15
Jul
10

Reconciling Religion & Polyamory/Homosexuality: A Reply

A friend sent me this link, to a site called CrossCultureBDSM, and I tried to reply to it on the site. However it appears to be down now and while I don’t normally quote an entire post my reply would make no sense at all without putting the entire piece up here.

This post contains my beliefs about various things, many of which relate to my identity as a Christian and how I have reconciled my faith with the kind of stuff I usually write about here.

If any of you get really angry about religious stuff, or if you can’t handle someone having a different view than you, you’ll probably want to just skip right over this one.

This post was originally written for my private journal about two years ago. After reading through it again, I can say that it is all still as true to me now as it was then.
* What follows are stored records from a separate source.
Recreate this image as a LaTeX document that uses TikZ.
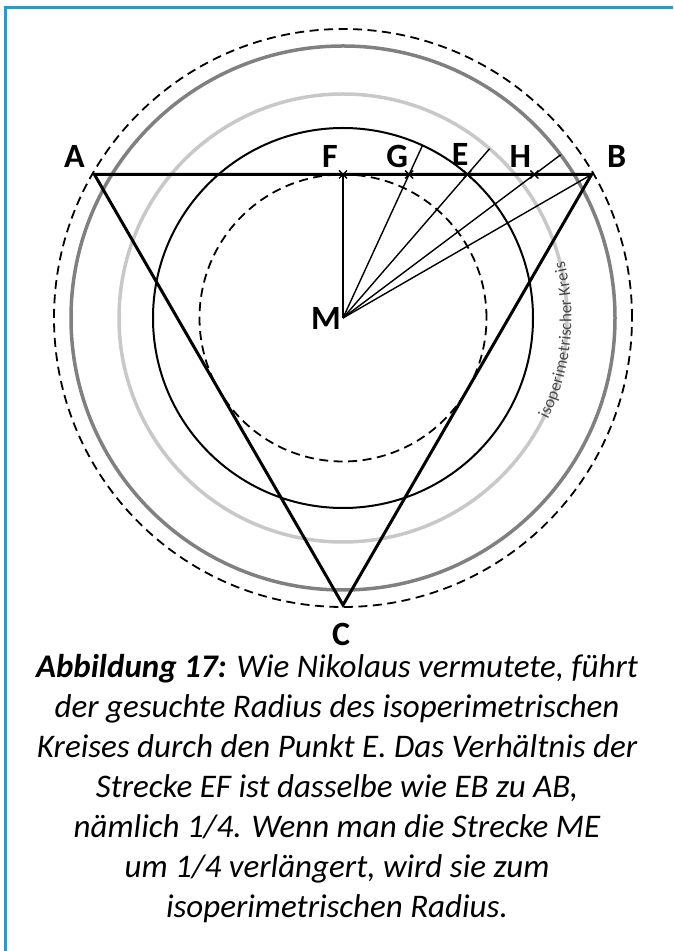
\documentclass[tikz,border=0pt]{standalone}
\usepackage{fontspec}
\setmainfont{Carlito}
\usetikzlibrary{calc,decorations.text}
\definecolor{fig-frame}{HTML}{1A9FDB}
\definecolor{fig-dark}{HTML}{808080}
\definecolor{fig-light}{HTML}{C8C8C8}
\definecolor{fig-text}{HTML}{4A4A4A}

\begin{document}
\begin{tikzpicture}[x=1pt,y=1pt,
    lbl/.style={font=\fontsize{34}{34}\selectfont\bfseries, inner sep=0pt},
    dashcirc/.style={line width=1.8pt, dash pattern=on 9pt off 5.5pt},
    ray/.style={line width=1.4pt},
    cross/.style={line width=1.4pt}]
    \useasboundingbox (0,0) rectangle (673,951);
    \draw[fig-frame, line width=3pt] (5,0) -- (5,943) -- (673,943);
    % triangle and points on AB
    \coordinate (M) at (343,633);
    \coordinate (A) at ($(M)+(150:287pt)$);
    \coordinate (B) at ($(M)+(30:287pt)$);
    \coordinate (C) at ($(M)+(270:287pt)$);
    \coordinate (F) at ($(A)!0.5!(B)$);
    \coordinate (E) at ($(A)!0.75!(B)$);
    \coordinate (G) at ($(A)!0.633!(B)$);
    \coordinate (H) at ($(A)!0.885!(B)$);
    % circles
    \draw[fig-dark, line width=3.5pt] (M) circle[radius=272pt];
    \draw[fig-light, line width=3.5pt] (M) circle[radius=224pt];
    \draw[dashcirc] (M) circle[radius=289pt];
    \draw[dashcirc] (M) circle[radius=143.5pt];
    \draw[line width=2pt] (M) circle[radius=190pt];
    \path[decorate, decoration={text along path, text align=center, raise=-4.5pt,
        text={|\fontsize{17}{17}\selectfont\color{fig-text}|isoperimetrischer Kreis}}]
        ($(M)+(-45:224pt)$) arc[start angle=-45, end angle=33, radius=224pt];
    % rays from M
    \draw[ray] (M) -- (F);
    \draw[ray] (M) -- ($(M)!190pt!(G)$);
    \draw[ray] (M) -- ($(M)!224pt!(E)$);
    \draw[ray] (M) -- ($(M)!272pt!(H)$);
    \draw[ray] (M) -- (B);
    \draw[line width=3pt, line join=miter] (A) -- (B) -- (C) -- cycle;
    \foreach \p in {F,G,E,H}
        \draw[cross] ($(\p)+(-4,-4)$) -- ($(\p)+(4,4)$) ($(\p)+(-4,4)$) -- ($(\p)+(4,-4)$);
    % labels
    \node[lbl] (lA) at ($(A)+(-20,18)$) {A};
    \node[lbl] (lB) at ($(B)+(25,18)$) {B};
    \node[lbl] (lC) at ($(C)+(-2,-29)$) {C};
    \node[lbl] (lF) at ($(F)+(-13,18)$) {F};
    \node[lbl] (lG) at ($(G)+(-12,18)$) {G};
    \node[lbl] (lE) at ($(E)+(-7,20)$) {E};
    \node[lbl] (lH) at ($(H)+(-14,18)$) {H};
    \node[lbl] (lM) at ($(M)+(-17,0)$) {M};
    % caption
    \node[font=\fontsize{33}{40}\selectfont\itshape, align=center, anchor=north, inner sep=0pt]
        (cap) at (337,297) {\textbf{Abbildung 17:} Wie Nikolaus vermutete, führt\\
        der gesuchte Radius des isoperimetrischen\\
        Kreises durch den Punkt E. Das Verhältnis der\\
        Strecke EF ist dasselbe wie EB zu AB,\\
        nämlich 1/4. Wenn man die Strecke ME\\
        um 1/4 verlängert, wird sie zum\\
        isoperimetrischen Radius.};
\end{tikzpicture}
\end{document}
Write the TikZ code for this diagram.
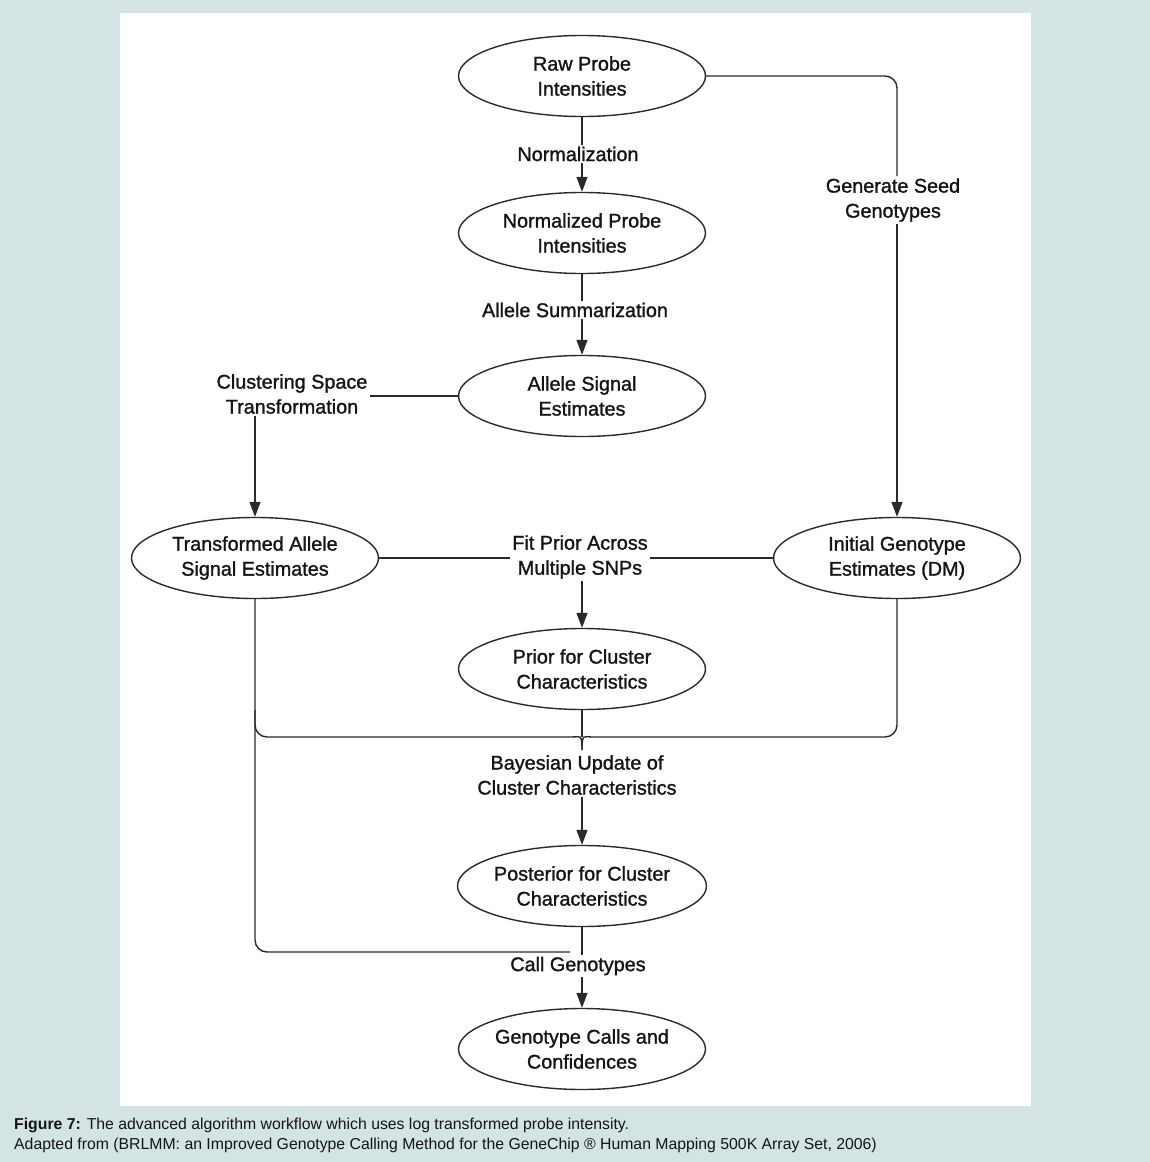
\documentclass[tikz,border=0pt]{standalone}
\usepackage{fontspec}
\setmainfont{Liberation Sans}
\newfontfamily\medfont[BoldFont={Liberation Sans},BoldFeatures={FakeBold=1.3}]{Liberation Sans}
\usetikzlibrary{shapes.geometric,arrows.meta}
\definecolor{bgblue}{HTML}{D4E3E3}
\definecolor{ink}{HTML}{2A2A2A}
\definecolor{txt}{HTML}{151515}
\tikzset{
  box/.style={ellipse, draw=ink, line width=1.4pt, fill=white, minimum width=247pt, minimum height=81pt, inner sep=0pt, align=center, text=txt, font=\medfont\bfseries\fontsize{19.8}{25}\selectfont},
  lab/.style={align=center, text=txt, inner sep=2pt, font=\medfont\bfseries\fontsize{19.8}{25}\selectfont},
  con/.style={draw=ink, line width=1.4pt},
  arr/.style={con, -{Triangle[length=15pt,width=11pt]}},
}
\begin{document}
\begin{tikzpicture}[x=1pt,y=-1pt]
\fill[bgblue] (0,0) rectangle (1150,1162);
\useasboundingbox (0,0) rectangle (1150,1162);
\fill[white] (120,13) rectangle (1031,1106);

% nodes
\node[box] (raw)   at (582,76)   {Raw Probe\\Intensities};
\node[box] (normp) at (582,233)  {Normalized Probe\\Intensities};
\node[box] (asig)  at (582,396)  {Allele Signal\\Estimates};
\node[box] (trans) at (255,558)  {Transformed Allele\\Signal Estimates};
\node[box] (init)  at (897,558)  {Initial Genotype\\Estimates (DM)};
\node[box] (prior) at (582,669)  {Prior for Cluster\\Characteristics};
\node[box] (post)  at (582,886)  {Posterior for Cluster\\Characteristics};
\node[box] (gcall) at (582,1049) {Genotype Calls and\\Confidences};

% labels
\node[lab] (lnorm)  at (578,154) {Normalization};
\node[lab] (lsum)   at (575,310) {Allele Summarization};
\node[lab] (lclust) at (292,394) {Clustering Space\\Transformation};
\node[lab] (lfit)   at (580,557) {Fit Prior Across\\Multiple SNPs};
\node[lab] (lgen)   at (893,200) {Generate Seed\\Genotypes};
\node[lab] (lbay)   at (577,775) {Bayesian Update of\\Cluster Characteristics};
\node[lab] (lcall)  at (578,966) {Call Genotypes};

% coordinates
\coordinate (mid) at (582,737);
\coordinate (tip) at (582,750);
\coordinate (j2) at (570,952);

% connectors
\draw[con] (raw.south) -- (raw.south |- lnorm.north);
\draw[arr] (normp.north |- lnorm.south) -- (normp.north);
\draw[con] (normp.south) -- (normp.south |- lsum.north);
\draw[arr] (asig.north |- lsum.south) -- (asig.north);
\draw[con] (asig.west) -- (asig.west -| lclust.east);
\draw[arr] (trans.north |- lclust.south) -- (trans.north);
\draw[con] (trans.east) -- (trans.east -| lfit.west);
\draw[con] (init.west) -- (init.west -| lfit.east);
\draw[arr] (prior.north |- lfit.south) -- (prior.north);
\draw[con, rounded corners=12pt] (raw.east) -- (raw.east -| init.north) -- (init.north |- lgen.north);
\draw[arr] (init.north |- lgen.south) -- (init.north);

% merge into Bayesian update
\draw[con] (prior.south) -- (mid);
\draw[con, rounded corners=12pt] (trans.south |- prior.south) -- (trans.south |- mid) -- ([xshift=-10pt]mid);
\draw[con, rounded corners=12pt] (init.south) -- (init.south |- mid) -- ([xshift=10pt]mid);
\draw[con] ([xshift=-10pt]mid) .. controls ([xshift=-2pt]mid) and ([yshift=4pt]mid) .. (tip);
\draw[con] ([xshift=10pt]mid) .. controls ([xshift=2pt]mid) and ([yshift=4pt]mid) .. (tip);
\draw[arr] (post.north |- lbay.south) -- (post.north);

% call genotypes
\draw[con, rounded corners=12pt] (trans.south) -- (trans.south |- j2) -- (j2);
\draw[con] (post.south) -- (post.south |- lcall.north);
\draw[arr] (gcall.north |- lcall.south) -- (gcall.north);

% caption
\node[anchor=north west, align=left, inner sep=0pt, text=txt, font=\fontsize{15.8}{19.5}\selectfont] (cap) at (14,1118)
  {\textbf{Figure 7:} The advanced algorithm workflow which uses log transformed probe intensity.\\
   Adapted from (BRLMM: an Improved Genotype Calling Method for the GeneChip ® Human Mapping 500K Array Set, 2006)};
\end{tikzpicture}
\end{document}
And the discussion with my family that I reference at the end… It went well. My parents are now at least accepting, and my sister is very supportive. I continue to talk openly with my parents regularly. They have new questions for me each time and they seem to understand it more with each discussion.

So here it is:

I have spent, literally, 7 years wrestling with my feelings and beliefs about these issues. I have studied, prayed and sought advice. I have written pages and pages in a private online journal that I keep for nothing else. These beliefs are my own, and while I do sincerely believe them, I acknowledge that I could be wrong. The beliefs that I have settled on (relating to these specific issues) are:

Love

1. People were meant to love each other.

2. Love is good.

3. Love comes in many forms, from platonic to romantic.

4. Loving one person does not inhibit your ability to love another person.

5. People, therefore, have an infinite capacity for love.

Relationships and Marriage

1. The bible shows that God condones, encourages, and awards marriage styles that are not monogamous.
See: THIS POST for more details

2. The bible shows that God often punishes people for sexual indulgence, but never punishes people for loving, committed, consensual partnerships, regardless of the gender or status of the people involved.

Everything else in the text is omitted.